On how hard he thinks it will be to get back to full strength: "I think I'll be very well-rested when I come back. I really can't answer that question because I've never done that. I don't know, but I don't think it will take long."

On whether or not Mariano Rivera's injury and comeback helped his attitude: "No. Regardless of what happened to Mo, I'm a pretty optimistic person. Mo's Mo, and we have the same mindset in terms of doing our jobs, but we're different people. I didn't need Mariano to get hurt and come back to put my mind at ease; I have a lot of confidence that the bone is going to heal and I'll be back out there playing again."

On if he ever thought he might not be able to come back: "No. It's a bone that broke, and eventually it heals. How long that takes depends on the person. The doctor told me when it heals, it heals, and I'll be fine. Sometimes it takes a little longer, but I never had a doubt that I'll be back."

On any feedback he has gotten from teammates: "I keep in touch with them; there are a lot of new guys I'm seeing for the first time, but they all send me well wishes. To the fans, I'll be back soon."

On Eduardo Nunez: "I don't have the MLB package at my house so I can't see a lot of games (laughs), but Nunez will be fine. I've been working with Nunie the last couple years and seen him develop, and I'm happy he's getting the opportunity to play. He'll be fine."

On the next hurdle for him to clear: "The doctors and the CT scan…I can fake my way past people but you can't really fake a CT scan. Whenever that shows the bone is healed, then we'll move on."

On when that next CT scan may be: "Nothing planned…if it were up to me I'd do it every day to see how it's progressing, but I don't know how much that costs."

On whether or not his mobility will be the same: "Yes, as far as they've told me."

On his next short term goal: "The doctor told me I have to wear the boot; I don't want to wear it, and I don't think I have to wear it, but I follow directions. It doesn't hurt any more now than it ever did. I can still do exercises and still work out everything else but this ankle. I'm sure I'll talk to the docs and figure out the next step soon, but for now there's not much I can do but play it by ear."

On being in good spirits: "I've been stuck in the training room for pretty much the last month, doing physical therapy and rehab. This is the first time I've been out of there in quite some time, so I'm happy to be out of there. But of course, it's frustrating, and when I got the news it wasn't good news. I thought I'd go see the doc and it would be something different, but that wasn't the case. It didn't feel so good for quite some time, and I'm upset I can't play."

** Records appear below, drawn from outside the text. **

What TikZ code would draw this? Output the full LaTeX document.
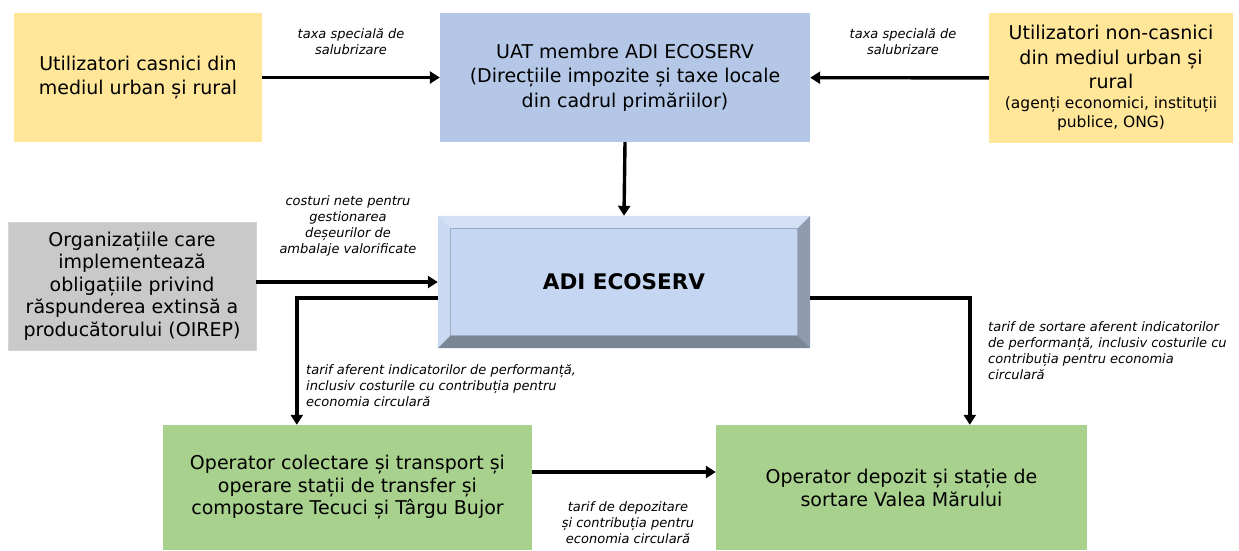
\documentclass[tikz,border=0pt]{standalone}
\usepackage{fontspec}
\setmainfont{DejaVu Sans}
\usetikzlibrary{arrows.meta}
\definecolor{galben}{HTML}{FFE699}
\definecolor{albastru}{HTML}{B4C7E7}
\definecolor{gri}{HTML}{C9C9C9}
\definecolor{verde}{HTML}{A9D18E}
\definecolor{fata}{HTML}{C5D6F2}
\tikzset{
  caseta/.style={draw=none, align=center, inner sep=0pt, font=\fontsize{19}{24.5}\selectfont},
  eticheta/.style={font=\itshape\fontsize{13}{16}\selectfont, inner sep=0pt},
  sageata/.style={line width=3.4pt, -{Triangle[length=10pt,width=12pt]}},
}
\begin{document}
\begin{tikzpicture}[x=1pt,y=-1pt]
\useasboundingbox (0,0) rectangle (1239,550);

% casetele de sus
\node[caseta, fill=galben, minimum width=248, minimum height=129] (casnici) at (138,77.5)
  {Utilizatori casnici din\\mediul urban și rural};
\node[caseta, fill=albastru, minimum width=370, minimum height=129] (uat) at (625,77.5)
  {UAT membre ADI ECOSERV\\(Direcțiile impozite și taxe locale\\din cadrul primăriilor)};
\node[caseta, fill=galben, minimum width=244, minimum height=130] (noncasnici) at (1111,78)
  {Utilizatori non-casnici\\din mediul urban și\\rural\\[-5pt]{\fontsize{15.5}{19}\selectfont (agenți economici, instituții}\\[-5pt]{\fontsize{15.5}{19}\selectfont publice, ONG)}};

% OIREP si ADI
\node[caseta, fill=gri, draw=gri!80!white, minimum width=248, minimum height=128, font=\fontsize{19}{22.5}\selectfont] (oirep) at (132,286)
  {Organizațiile care\\implementează\\obligațiile privind\\răspunderea extinsă a\\producătorului (OIREP)};
\node[minimum width=372, minimum height=132, inner sep=0pt] (adi) at (624,282) {};
\fill[fata] (adi.north west) rectangle (adi.south east);
\fill[fata!75!white] (adi.north west) -- (adi.north east) -- ++(-13,13) -- ([shift={(13,13)}]adi.north west) -- cycle;
\fill[fata!90!white] (adi.north west) -- (adi.south west) -- ++(13,-13) -- ([shift={(13,13)}]adi.north west) -- cycle;
\fill[fata!72!black] (adi.north east) -- (adi.south east) -- ++(-13,-13) -- ([shift={(-13,13)}]adi.north east) -- cycle;
\fill[fata!62!black] (adi.south west) -- (adi.south east) -- ++(-13,-13) -- ([shift={(13,-13)}]adi.south west) -- cycle;
\draw[fata!80!black, line width=0.8pt] ([shift={(13,13)}]adi.north west) rectangle ([shift={(-13,-13)}]adi.south east);
\node[font=\bfseries\fontsize{21.5}{24}\selectfont] at (adi) {ADI ECOSERV};

% operatorii
\node[caseta, fill=verde, minimum width=369, minimum height=125, font=\fontsize{19}{22.5}\selectfont] (colectare) at (347.5,487.5)
  {Operator colectare și transport și\\operare stații de transfer și\\compostare Tecuci și Târgu Bujor};
\node[caseta, fill=verde, minimum width=371, minimum height=125, font=\fontsize{19}{23}\selectfont] (depozit) at (901.5,487.5)
  {Operator depozit și stație de\\sortare Valea Mărului};

% sagetile
\draw[sageata] (casnici.east |- uat.west) -- (uat.west);
\draw[sageata] (noncasnici) -- (uat);
\draw[sageata] (uat.south) -- (adi.north);
\draw[sageata] (oirep.east |- adi.west) -- (adi.west);
\draw[sageata] ([yshift=-16pt]adi.west) -| ([xshift=134pt]colectare.north west);
\draw[sageata] ([yshift=-16pt]adi.east) -| ([xshift=254pt]depozit.north west);
\draw[sageata] ([yshift=15.5pt]colectare.east) -- ([yshift=15.5pt]depozit.west);

% etichetele
\node[eticheta, align=center] (l1) at (351,42) {taxa specială de\\salubrizare};
\node[eticheta, align=center] (l2) at (903,42) {taxa specială de\\salubrizare};
\node[eticheta, align=center] (l3) at (348,226) {costuri nete pentru\\gestionarea\\deșeurilor de\\ambalaje valorificate};
\node[eticheta, align=left, anchor=north west] (l4) at (306,364) {tarif aferent indicatorilor de performanță,\\inclusiv costurile cu contribuția pentru\\economia circulară};
\node[eticheta, align=left, anchor=north west] (l5) at (988,321) {tarif de sortare aferent indicatorilor\\de performanță, inclusiv costurile cu\\contribuția pentru economia\\circulară};
\node[eticheta, align=center] (l6) at (628,523) {tarif de depozitare\\și contribuția pentru\\economia circulară};
\end{tikzpicture}
\end{document}
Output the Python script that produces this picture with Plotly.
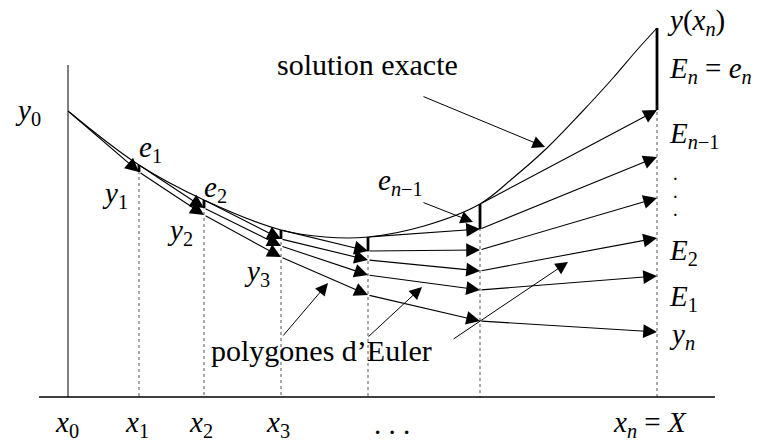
import plotly.graph_objects as go

# ---- data (diagram units, origin at the corner of the axes) ----
x_grid = [0, 71, 136, 213, 300, 412, 589]          # x_0 .. x_n
exact_x = [0, 71, 136, 213, 257, 300, 356, 412, 445, 479, 512, 545, 569, 589]
exact_y = [286, 232, 197, 167, 160, 160, 171, 193, 219, 249, 283, 319, 347, 369]
exact_at_grid = [286, 232, 197, 167, 160, 193, 369]  # y(x_k)

# Euler polygons: polygon k starts at y(x_k)
poly_0 = [286, 225, 182, 140, 102, 76, 65]
poly_1 = [232, 189, 151, 122, 107, 121]
poly_2 = [197, 158, 137, 126, 159]
poly_3 = [167, 146, 147, 199]
poly_4 = [160, 168, 240]
poly_5 = [193, 287]
polygons = [poly_0, poly_1, poly_2, poly_3, poly_4, poly_5]

x_tick_labels = ["<i>x</i><sub>0</sub>", "<i>x</i><sub>1</sub>", "<i>x</i><sub>2</sub>",
                 "<i>x</i><sub>3</sub>", ". . .", "<i>x<sub>n</sub></i> = <i>X</i>"]

FONT = "Liberation Serif"
MATH = 29
fig = go.Figure()

# dotted verticals
for k in range(1, len(x_grid)):
    fig.add_trace(go.Scatter(x=[x_grid[k], x_grid[k]], y=[exact_at_grid[k], 0], mode="lines",
                             line=dict(color="#555", width=1, dash="dot"), hoverinfo="skip"))

# axes
fig.add_trace(go.Scatter(x=[-29, 647], y=[0, 0], mode="lines", line=dict(color="black", width=1.3)))
fig.add_trace(go.Scatter(x=[0, 0], y=[0, 332], mode="lines", line=dict(color="black", width=1)))

# exact solution
fig.add_trace(go.Scatter(x=exact_x, y=exact_y, mode="lines",
                         line=dict(color="black", width=1.1, shape="spline", smoothing=1.0)))

# local errors (thick)
for k in range(1, len(x_grid)):
    fig.add_trace(go.Scatter(x=[x_grid[k], x_grid[k]], y=[exact_at_grid[k], polygons[k - 1][1]], mode="lines",
                             line=dict(color="black", width=2.8)))

annotations = []

def arrow(x0, y0, x1, y1, w=1.1):
    annotations.append(dict(x=x1, y=y1, ax=x0, ay=y0, xref="x", yref="y", axref="x", ayref="y",
                            text="", showarrow=True, arrowhead=2, arrowsize=2.5, arrowwidth=w,
                            arrowcolor="black", standoff=0, startstandoff=0))

# Euler polygons as arrows
for k, poly in enumerate(polygons):
    for i in range(len(poly) - 1):
        arrow(x_grid[k + i], poly[i], x_grid[k + i + 1], poly[i + 1])

# pointer arrows
arrow(354, 301, 477, 250, 1)   # solution exacte
arrow(354, 195, 405, 175, 1)   # e_{n-1}
arrow(214, 60, 260, 114, 1)    # polygones d'Euler
arrow(299, 59, 354, 110, 1)
arrow(384, 57, 500, 135, 1)

def label(text, x, y, size=MATH, xanchor="center"):
    annotations.append(dict(x=x, y=y, xref="x", yref="y", text=text, showarrow=False,
                            xanchor=xanchor, yanchor="middle",
                            font=dict(family=FONT, size=size, color="black")))

label("<i>y</i><sub>0</sub>", -40, 285)
label("<i>e</i><sub>1</sub>", 82, 248)
label("<i>y</i><sub>1</sub>", 47, 202)
label("<i>e</i><sub>2</sub>", 147, 208)
label("<i>y</i><sub>2</sub>", 112, 165)
label("<i>y</i><sub>3</sub>", 189, 124)
label("<i>e</i><sub><i>n</i>−1</sub>", 332, 215)
label("<i>y</i>(<i>x<sub>n</sub></i>)", 597, 375, xanchor="left")
label("<i>E<sub>n</sub></i> = <i>e<sub>n</sub></i>", 599, 327, xanchor="left")
label("<i>E</i><sub><i>n</i>−1</sub>", 599, 262, xanchor="left")
label("<b>·</b><br><b>·</b><br><b>·</b>", 607, 200, size=14, xanchor="center")
label("<i>E</i><sub>2</sub>", 599, 145, xanchor="left")
label("<i>E</i><sub>1</sub>", 599, 99, xanchor="left")
label("<i>y<sub>n</sub></i>", 599, 61, xanchor="left")
label("solution exacte", 299, 333, size=30)
label("polygones d’Euler", 253, 47, size=30)

tick_pos = [-1, 69, 133, 210, 324, 582]
for t, xp in zip(x_tick_labels, tick_pos):
    label(t, xp, -27)

fig.update_layout(
    width=773, height=441, margin=dict(l=0, r=0, t=0, b=0),
    paper_bgcolor="white", plot_bgcolor="white", showlegend=False,
    xaxis=dict(range=[-68, 705], visible=False),
    yaxis=dict(range=[-44, 397], visible=False),
    annotations=annotations,
)
fig.write_html("out.html", config={"displayModeBar": False},
               post_script="document.body.style.margin='0px';document.body.style.overflow='hidden';")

On if age played a role in his injury: "Breaking my ankle didn't happen just because I got older; I played on something I probably shouldn't have played on, and it broke. I might feel different if my body had started breaking down; then I might wonder how much longer I could do this, but it's a freak thing and I have to deal with it. If I was 22 years old, I'm pretty sure it would take some time to heal then, too."

On if he'll treat injuries different going forward: "Nope. I don't talk about injuries, because I think it's just making an excuse for yourself. You either play or you don't, and I'm only talking about this because I'm not playing. No one wants to hear excuses."